Unrest in Eponia as staff take to the streets


Merpel has just heard that European Patent Office employees are taking to the streets of Munich to express their extreme anxiety and disquiet at the state of governance of the office that, if things go according to plan, will soon be responsible for administering the unitary patent system that will provide patent protection across almost all of the European Union's Member States.

Europe is no stranger to authoritarian management and, although the continent has no monopoly of it, there's not much the rest of the world can teach the Europeans in this regard. President Benoît Battistelli has certainly earned a great degree of unpopularity, to the point that people have long stopped grumbling about the real or imaginary failings of his predecessors -- and that is no mean achievement.

Apart from this weblog, Intellectual Property Watch has also carried reports of unrest and mismanagement at the EPO (see eg here). And there's more about the employees' grievances here, in German.
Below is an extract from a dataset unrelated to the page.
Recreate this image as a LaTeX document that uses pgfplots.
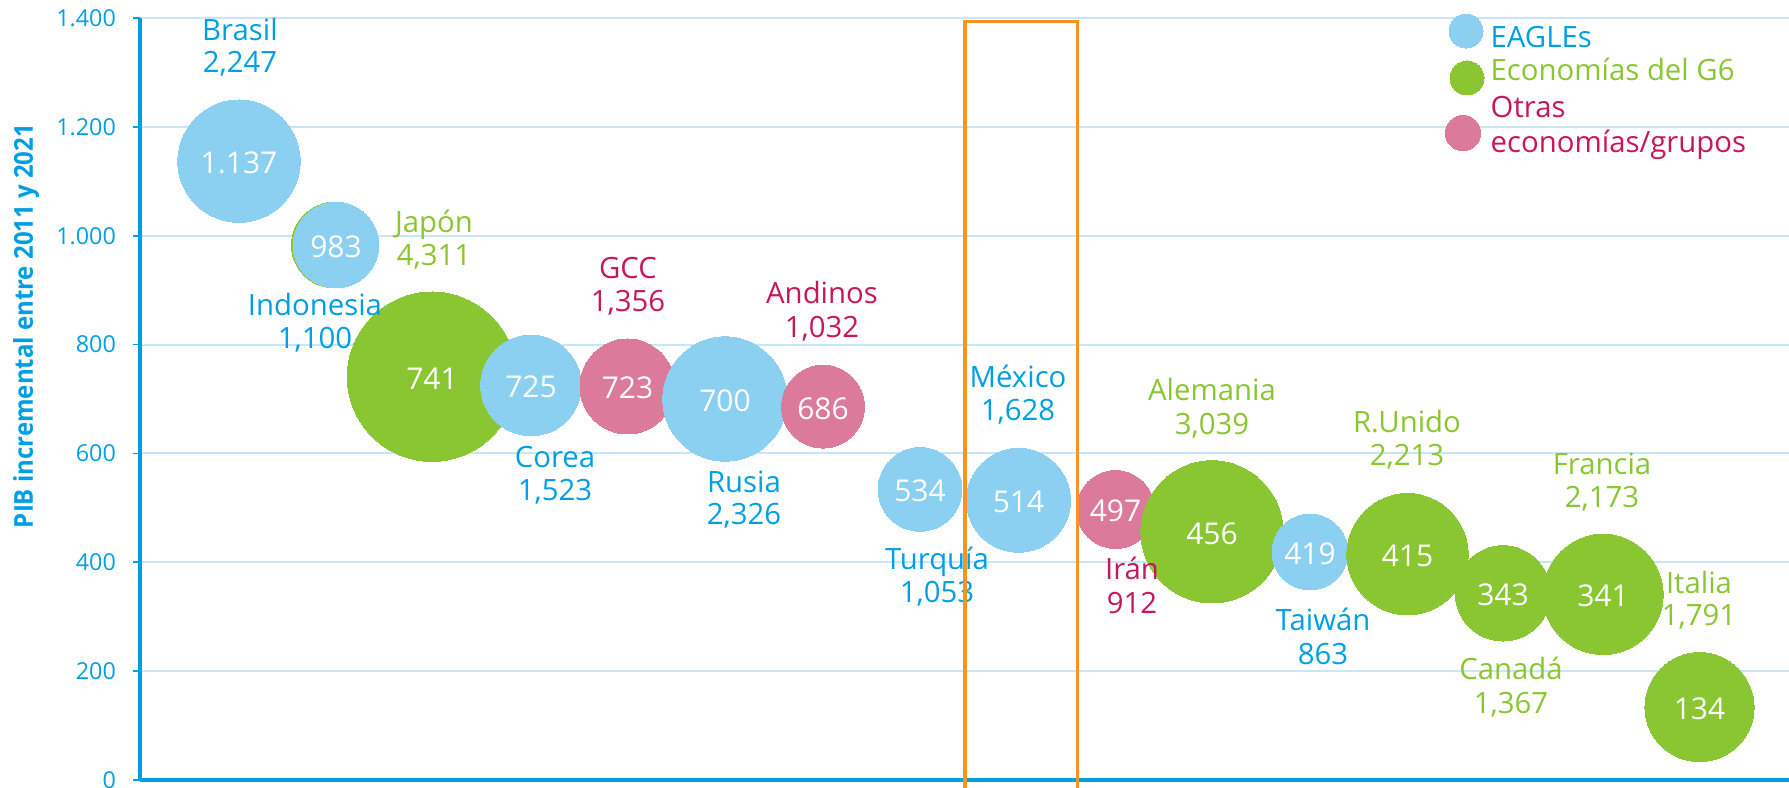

Merpel calls on those who enjoy the prestige and wield the responsibility for overseeing the operations of the European Patent Office to take a look at what is happening at the EPO and ask themselves, and each other, if they have ever troubled themselves to look closely at how the organisation is run and what the grievances of its employees are. If everything is absolutely fine and there is nothing for anyone to worry about, they can tell us, can't they? And if it seems that all is not right, they can do something about it too ...

The IPKat has little add here except to say that the price of freedom is eternal vigilance and, if you don't watch carefully how power is exercised, you end up playing the Football World Cup in Qatar.